Quello che è successo ai secoli e agli uomini “dei lumi” è sotto gli occhi e nell’esperienza di ognuno: smarrimento, oscurità e paura. Oggi, più che mai, ci vuole una grande luce. Il Papa cita Dante nel Paradiso che descrive la fede come una “favilla, che si dilata in fiamma poi vivace e come stella in cielo in me scintilla”.

Un’enciclica sulla fede – a chiusura ideale della trilogia delle virtù teologali trattate nelle encicliche di papa Benedetto (Deus Caritas est; Spe salvi) – nell’anno della fede. Una fiaccola che passa da un papa testimone all’altro, per giungere nelle mani di ogni fedele e fargli da madre. Negli Atti dei martiri leggiamo questo dialogo tra il prefetto romano Rustico e il cristiano Gerace: «Dove sono i tuoi genitori?», chiedeva il giudice al martire, e questi rispose: «Nostro vero padre è Cristo, e nostra madre la fede in Lui». Per quei cristiani la fede era una "madre", li faceva venire alla luce, generava una nuova visione luminosa dell’esistenza, per cui si era pronti a dare testimonianza fino alla fine.

Abbiamo creduto all’amore

La fede è un cammino e ha una storia che va conosciuta. Da Abramo – nostro padre nella fede – la fede si mostra come una chiamata e una promessa. Scrive il Papa: “E’ vero che, in quanto risposta a una Parola che precede, la fede di Abramo sarà sempre un atto di memoria. Tuttavia questa memoria non fissa nel passato ma, essendo memoria di una promessa, diventa capace di aprire al futuro, di illuminare i passi lungo la via … (è) un appello profondo, iscritto da sempre nel cuore del suo essere”. Di più. “La grande prova della fede di Abramo, il sacrificio del figlio Isacco, mostrerà fino a che punto questo amore originario è capace di garantire la vita anche al di là della morte. La Parola che è stata capace di suscitare un figlio nel suo corpo "come morto" e "nel seno morto" di Sara sterile, sarà anche capace di garantire la promessa di un futuro al di là di ogni minaccia o pericolo”. Nella fede di Israele emerge la figura di Mosé, ma tutto tende verso la venuta di Gesù, che manifesta la piena affidabilità di Dio, soprattutto nella sua morte per l’uomo. L’evangelista Giovanni scrive: Chi ha visto ne dà testimonianza e la sua testimonianza è vera; egli sa che dice il vero, perché anche voi crediate. E Dostoevskij, nella sua opera L’Idiota, fa dire al protagonista, il principe Myskin, alla vista del dipinto di Cristo morto nel sepolcro, opera di Hans Holbein il Giovane: Quel quadro potrebbe anche far perdere la fede a qualcuno.
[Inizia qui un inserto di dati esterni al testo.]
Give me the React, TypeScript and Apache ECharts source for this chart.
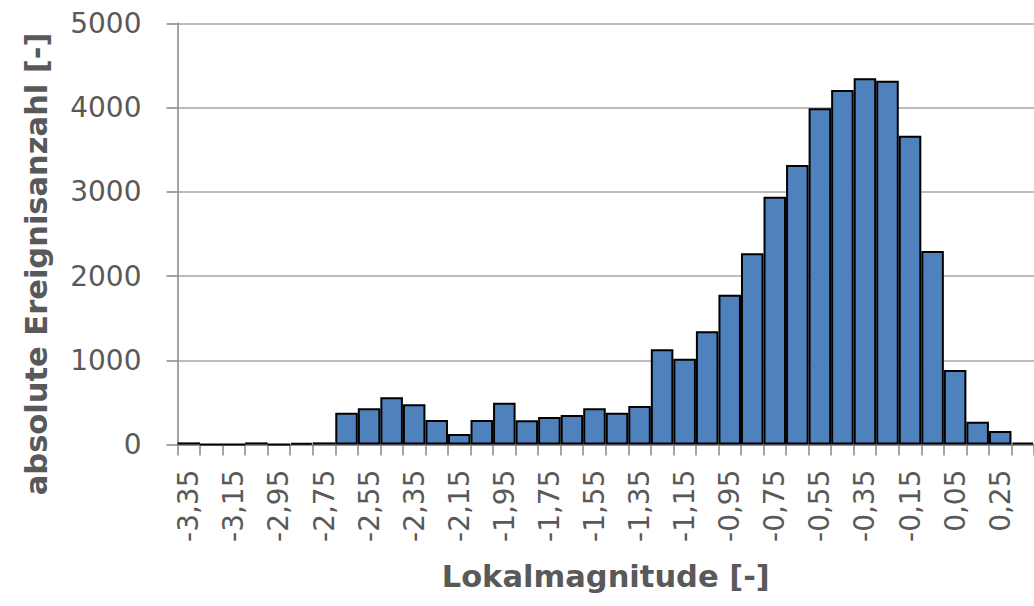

Dinanzi alla croce di Gesù si può disperare o convincersi dell’affidabilità totale dell’amore di Dio, fede nel suo amore incrollabile per noi. La logica della fede è tutta centrata su Cristo e la vita del credente diventa esistenza ecclesiale: “La fede non è un fatto privato, una concezione individualistica, un’opinione soggettiva, ma nasce da un ascolto ed è destinata a pronunciarsi e a diventare annuncio”.